Loads of Learned Lumber

Sunday, March 27, 2016

Darryl Pinckney, _Blackballed: The Black Vote and U.S. Democracy_

AS SOMEONE WHO appreciated and admired High Cotton (1992), I am looking forward to picking up Black Deutschland, but in the nearer term it was high time I read this, published in 2014.

Pinckney's beat as an essayist is more literary-cultural than political, usually, but he's always worth reading. Blackballed surveys the history of African-Americans and the vote, from Reconstruction to Obama, with a lot of attention to the era of the Voting Rights Act. That era, the time of Pinckney's youth and young manhood, was the setting for much of High Cotton, too, and since Blackballed includes several tributes to Pinckney's parents, whose flailing efforts to understand their son make for a lot of poignant comedy in the earlier book, Blackballed will mainly stick in my memory as the book that made me want to re-read High Cotton.

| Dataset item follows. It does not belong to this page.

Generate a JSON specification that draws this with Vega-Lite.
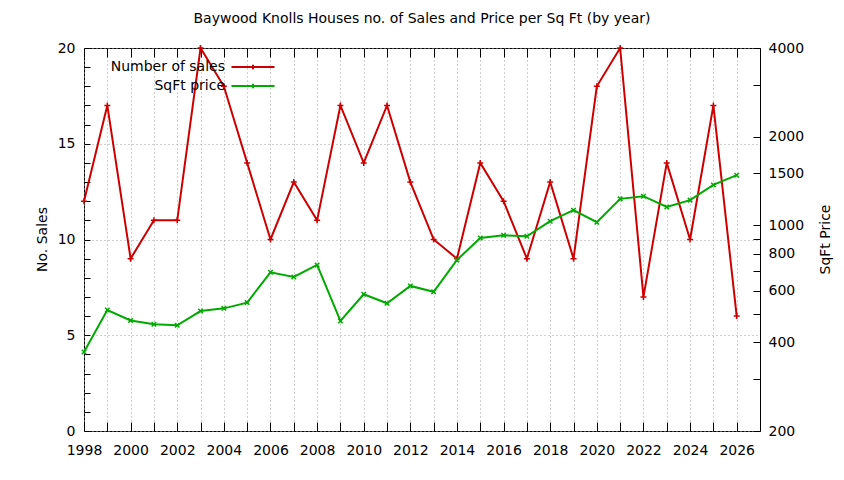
{
  "$schema": "https://vega.github.io/schema/vega-lite/v6.json",
  "width": 676,
  "height": 383,
  "autosize": "none",
  "padding": {"left": 84, "top": 48, "right": 84, "bottom": 49},
  "background": "#ffffff",
  "title": {
    "text": "Baywood Knolls Houses no. of Sales and Price per Sq Ft (by year)",
    "font": "DejaVu Sans",
    "fontSize": 14,
    "fontWeight": "normal",
    "color": "#000000",
    "offset": 15
  },
  "data": {
    "values": [
      {"year": 1998, "series": "Number of sales", "value": 12},
      {"year": 1999, "series": "Number of sales", "value": 17},
      {"year": 2000, "series": "Number of sales", "value": 9},
      {"year": 2001, "series": "Number of sales", "value": 11},
      {"year": 2002, "series": "Number of sales", "value": 11},
      {"year": 2003, "series": "Number of sales", "value": 20},
      {"year": 2004, "series": "Number of sales", "value": 18},
      {"year": 2005, "series": "Number of sales", "value": 14},
      {"year": 2006, "series": "Number of sales", "value": 10},
      {"year": 2007, "series": "Number of sales", "value": 13},
      {"year": 2008, "series": "Number of sales", "value": 11},
      {"year": 2009, "series": "Number of sales", "value": 17},
      {"year": 2010, "series": "Number of sales", "value": 14},
      {"year": 2011, "series": "Number of sales", "value": 17},
      {"year": 2012, "series": "Number of sales", "value": 13},
      {"year": 2013, "series": "Number of sales", "value": 10},
      {"year": 2014, "series": "Number of sales", "value": 9},
      {"year": 2015, "series": "Number of sales", "value": 14},
      {"year": 2016, "series": "Number of sales", "value": 12},
      {"year": 2017, "series": "Number of sales", "value": 9},
      {"year": 2018, "series": "Number of sales", "value": 13},
      {"year": 2019, "series": "Number of sales", "value": 9},
      {"year": 2020, "series": "Number of sales", "value": 18},
      {"year": 2021, "series": "Number of sales", "value": 20},
      {"year": 2022, "series": "Number of sales", "value": 7},
      {"year": 2023, "series": "Number of sales", "value": 14},
      {"year": 2024, "series": "Number of sales", "value": 10},
      {"year": 2025, "series": "Number of sales", "value": 17},
      {"year": 2026, "series": "Number of sales", "value": 6},
      {"year": 1998, "series": "SqFt price", "value": 371},
      {"year": 1999, "series": "SqFt price", "value": 515},
      {"year": 2000, "series": "SqFt price", "value": 475},
      {"year": 2001, "series": "SqFt price", "value": 461},
      {"year": 2002, "series": "SqFt price", "value": 457},
      {"year": 2003, "series": "SqFt price", "value": 511},
      {"year": 2004, "series": "SqFt price", "value": 522},
      {"year": 2005, "series": "SqFt price", "value": 546},
      {"year": 2006, "series": "SqFt price", "value": 692},
      {"year": 2007, "series": "SqFt price", "value": 667},
      {"year": 2008, "series": "SqFt price", "value": 733},
      {"year": 2009, "series": "SqFt price", "value": 473},
      {"year": 2010, "series": "SqFt price", "value": 583},
      {"year": 2011, "series": "SqFt price", "value": 543},
      {"year": 2012, "series": "SqFt price", "value": 622},
      {"year": 2013, "series": "SqFt price", "value": 594},
      {"year": 2014, "series": "SqFt price", "value": 762},
      {"year": 2015, "series": "SqFt price", "value": 905},
      {"year": 2016, "series": "SqFt price", "value": 925},
      {"year": 2017, "series": "SqFt price", "value": 917},
      {"year": 2018, "series": "SqFt price", "value": 1032},
      {"year": 2019, "series": "SqFt price", "value": 1125},
      {"year": 2020, "series": "SqFt price", "value": 1024},
      {"year": 2021, "series": "SqFt price", "value": 1229},
      {"year": 2022, "series": "SqFt price", "value": 1255},
      {"year": 2023, "series": "SqFt price", "value": 1154},
      {"year": 2024, "series": "SqFt price", "value": 1217},
      {"year": 2025, "series": "SqFt price", "value": 1371},
      {"year": 2026, "series": "SqFt price", "value": 1479}
    ]
  },
  "layer": [
    {
      "transform": [{"filter": "datum.series === 'Number of sales'"}],
      "mark": {
        "type": "line",
        "strokeWidth": 2,
        "point": {"shape": "M-1,0H1M0,-1V1", "size": 36, "filled": false, "strokeWidth": 1.5}
      },
      "encoding": {
        "x": {
          "field": "year",
          "type": "quantitative",
          "scale": {"domain": [1998, 2027], "nice": false, "zero": false},
          "axis": {
            "orient": "bottom",
            "title": null,
            "values": [1998, 1999, 2000, 2001, 2002, 2003, 2004, 2005, 2006, 2007, 2008, 2009, 2010, 2011, 2012, 2013, 2014, 2015, 2016, 2017, 2018, 2019, 2020, 2021, 2022, 2023, 2024, 2025, 2026],
            "labelExpr": "datum.value % 2 === 0 ? datum.label : ''",
            "format": "d",
            "tickSize": -9,
            "grid": true,
            "labelPadding": 21
          }
        },
        "y": {
          "field": "value",
          "type": "quantitative",
          "scale": {"domain": [0, 20], "nice": false},
          "axis": {
            "orient": "left",
            "title": "No. Sales",
            "values": [0, 1, 2, 3, 4, 5, 6, 7, 8, 9, 10, 11, 12, 13, 14, 15, 16, 17, 18, 19, 20],
            "labelExpr": "datum.value % 5 === 0 ? datum.label : ''",
            "tickSize": -6,
            "grid": true,
            "gridOpacity": {"condition": {"test": "datum.value % 5 === 0", "value": 1}, "value": 0},
            "labelPadding": 15,
            "titleX": -42,
            "titleY": 191,
            "titleAngle": -90,
            "titleAlign": "center",
            "titleBaseline": "middle"
          }
        },
        "color": {
          "field": "series",
          "type": "nominal",
          "scale": {"domain": ["Number of sales", "SqFt price"], "range": ["#cc0000", "#00aa00"]},
          "legend": {
            "title": null,
            "orient": "none",
            "legendX": 162,
            "legendY": 12,
            "symbolType": "M-4,0H4M0,-0.4V0.4",
            "symbolSize": 116,
            "symbolStrokeWidth": 2,
            "symbolFillColor": "transparent",
            "labelAlign": "right",
            "labelOffset": -35,
            "labelFont": "DejaVu Sans",
            "labelFontSize": 14,
            "labelColor": "#000000",
            "rowPadding": 5
          }
        }
      }
    },
    {
      "transform": [{"filter": "datum.series === 'SqFt price'"}],
      "mark": {
        "type": "line",
        "strokeWidth": 2,
        "point": {"shape": "M-1,-1L1,1M-1,1L1,-1", "size": 20, "filled": false, "strokeWidth": 1.5}
      },
      "encoding": {
        "x": {
          "field": "year",
          "type": "quantitative",
          "axis": {
            "orient": "top",
            "title": null,
            "values": [1998, 1999, 2000, 2001, 2002, 2003, 2004, 2005, 2006, 2007, 2008, 2009, 2010, 2011, 2012, 2013, 2014, 2015, 2016, 2017, 2018, 2019, 2020, 2021, 2022, 2023, 2024, 2025, 2026],
            "labels": false,
            "tickSize": -9,
            "grid": false
          }
        },
        "y": {
          "field": "value",
          "type": "quantitative",
          "scale": {"type": "log", "domain": [200, 4000], "nice": false},
          "axis": {
            "orient": "right",
            "title": "SqFt Price",
            "values": [200, 300, 400, 500, 600, 700, 800, 900, 1000, 1500, 2000, 3000, 4000],
            "labelExpr": "indexof([200, 400, 600, 800, 1000, 1500, 2000, 4000], datum.value) >= 0 ? datum.value + '' : ''",
            "tickSize": -7,
            "grid": false,
            "labelPadding": 15,
            "titleX": 65,
            "titleY": 191,
            "titleAngle": -90,
            "titleAlign": "center",
            "titleBaseline": "middle"
          }
        },
        "color": {"field": "series", "type": "nominal"}
      }
    }
  ],
  "resolve": {"scale": {"y": "independent"}, "axis": {"y": "independent"}},
  "config": {
    "view": {"stroke": "#000000", "strokeWidth": 1},
    "axis": {
      "domain": false,
      "labelFlush": false,
      "labelOverlap": false,
      "labelFont": "DejaVu Sans",
      "labelFontSize": 14,
      "labelColor": "#000000",
      "tickColor": "#000000",
      "tickWidth": 1,
      "gridColor": "#a0a0a0",
      "gridDash": [1, 3],
      "gridWidth": 1,
      "titleFont": "DejaVu Sans",
      "titleFontSize": 14,
      "titleFontWeight": "normal",
      "titleColor": "#000000"
    }
  }
}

It seems not to be in print at the moment, which I can understand, in a way--despite the title, it's not set in the rural South, and it is not set in a gritty Northern urban neighborhood, either.  It is about growing up black, gay, and bookish with upper-middle-class parents in Indiana, and  thus not the sort of thing that would land you on an ordinary African-American lit syllabus.

It is, though, just the sort of under-the-radar classic that NYRB Classics re-discovers for the benefit of a wider audience (cf. John Williams's Stoner), so given Pinckney's long history with that publication, maybe they will get it back into circulation. With a new Pinckney out, what better time than now?  Let's get on it, NYRB Classics!